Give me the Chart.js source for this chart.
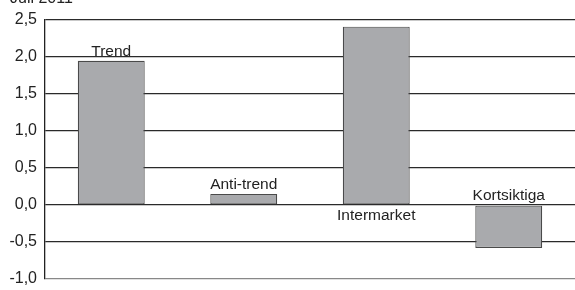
<!DOCTYPE html>
<html><head><meta charset="utf-8">
<script src="https://cdn.jsdelivr.net/npm/chart.js@4"></script>
<style>html,body{margin:0;padding:0;background:#fff}#wrap{width:575px;height:290px;position:relative}</style>
</head><body><div id="wrap"><canvas id="c"></canvas></div>
<script>
const categories = ["Trend", "Anti-trend", "Intermarket", "Kortsiktiga"];
const values = [1.95, 0.15, 2.41, -0.58];
const labelPos = ["above", "above", "below", "above"];
const titleText = "Juli 2011";

const labelPlugin = {
  id: 'barLabels',
  afterDatasetsDraw(chart) {
    const ctx = chart.ctx;
    const meta = chart.getDatasetMeta(0);
    const y = chart.scales.y;
    ctx.save();
    ctx.font = '15.5px "Liberation Sans", Arial, sans-serif';
    ctx.fillStyle = '#222';
    ctx.textAlign = 'center';
    ctx.textBaseline = 'alphabetic';
    meta.data.forEach((bar, i) => {
      const v = values[i];
      const topPix = v >= 0 ? bar.y : y.getPixelForValue(0);
      if (labelPos[i] === 'above') {
        ctx.fillText(categories[i], bar.x, topPix - 5);
      } else {
        ctx.fillText(categories[i], bar.x, y.getPixelForValue(0) + 15);
      }
    });
    ctx.font = '16px "Liberation Sans", Arial, sans-serif';
    ctx.textAlign = 'left';
    ctx.fillText(titleText, 10, 3);
    ctx.restore();
  }
};

new Chart(document.getElementById('c'), {
  type: 'bar',
  data: {
    labels: categories,
    datasets: [{
      data: values,
      backgroundColor: '#a9aaad',
      borderColor: '#4a4a4a',
      borderWidth: 1.2,
      borderSkipped: false,
      barPercentage: 0.505,
      categoryPercentage: 1.0
    }]
  },
  options: {
    responsive: true,
    maintainAspectRatio: false,
    animation: false,
    layout: { padding: { top: 20, bottom: 11, left: 0, right: 0 } },
    plugins: { legend: { display: false }, tooltip: { enabled: false } },
    scales: {
      x: { display: false },
      y: {
        min: -1.0, max: 2.5,
        afterFit(s) { s.width = 45; s.paddingTop = 0; s.paddingBottom = 0; },
        border: { display: true, color: '#222', width: 1.3 },
        grid: {
          color: ctx => ctx.tick && ctx.tick.value === -1 ? '#888' : '#2a2a2a',
          lineWidth: 1.3, drawTicks: false
        },
        ticks: {
          stepSize: 0.5,
          padding: 8,
          color: '#222',
          font: { size: 16, family: '"Liberation Sans", Arial, sans-serif' },
          callback: v => v.toFixed(1).replace('.', ',')
        }
      }
    }
  },
  plugins: [labelPlugin]
});
</script></body></html>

## Aim of the exercise:
Repeat the material above in full and unchanged, minus its images.

## In response:
Give me the Chart.js source for this chart.
<!DOCTYPE html>
<html><head><meta charset="utf-8">
<script src="https://cdn.jsdelivr.net/npm/chart.js@4"></script>
<style>html,body{margin:0;padding:0;background:#fff}#wrap{width:575px;height:290px;position:relative}</style>
</head><body><div id="wrap"><canvas id="c"></canvas></div>
<script>
const categories = ["Trend", "Anti-trend", "Intermarket", "Kortsiktiga"];
const values = [1.95, 0.15, 2.41, -0.58];
const labelPos = ["above", "above", "below", "above"];
const titleText = "Juli 2011";

const labelPlugin = {
  id: 'barLabels',
  afterDatasetsDraw(chart) {
    const ctx = chart.ctx;
    const meta = chart.getDatasetMeta(0);
    const y = chart.scales.y;
    ctx.save();
    ctx.font = '15.5px "Liberation Sans", Arial, sans-serif';
    ctx.fillStyle = '#222';
    ctx.textAlign = 'center';
    ctx.textBaseline = 'alphabetic';
    meta.data.forEach((bar, i) => {
      const v = values[i];
      const topPix = v >= 0 ? bar.y : y.getPixelForValue(0);
      if (labelPos[i] === 'above') {
        ctx.fillText(categories[i], bar.x, topPix - 5);
      } else {
        ctx.fillText(categories[i], bar.x, y.getPixelForValue(0) + 15);
      }
    });
    ctx.font = '16px "Liberation Sans", Arial, sans-serif';
    ctx.textAlign = 'left';
    ctx.fillText(titleText, 10, 3);
    ctx.restore();
  }
};

new Chart(document.getElementById('c'), {
  type: 'bar',
  data: {
    labels: categories,
    datasets: [{
      data: values,
      backgroundColor: '#a9aaad',
      borderColor: '#4a4a4a',
      borderWidth: 1.2,
      borderSkipped: false,
      barPercentage: 0.505,
      categoryPercentage: 1.0
    }]
  },
  options: {
    responsive: true,
    maintainAspectRatio: false,
    animation: false,
    layout: { padding: { top: 20, bottom: 11, left: 0, right: 0 } },
    plugins: { legend: { display: false }, tooltip: { enabled: false } },
    scales: {
      x: { display: false },
      y: {
        min: -1.0, max: 2.5,
        afterFit(s) { s.width = 45; s.paddingTop = 0; s.paddingBottom = 0; },
        border: { display: true, color: '#222', width: 1.3 },
        grid: {
          color: ctx => ctx.tick && ctx.tick.value === -1 ? '#888' : '#2a2a2a',
          lineWidth: 1.3, drawTicks: false
        },
        ticks: {
          stepSize: 0.5,
          padding: 8,
          color: '#222',
          font: { size: 16, family: '"Liberation Sans", Arial, sans-serif' },
          callback: v => v.toFixed(1).replace('.', ',')
        }
      }
    }
  },
  plugins: [labelPlugin]
});
</script></body></html>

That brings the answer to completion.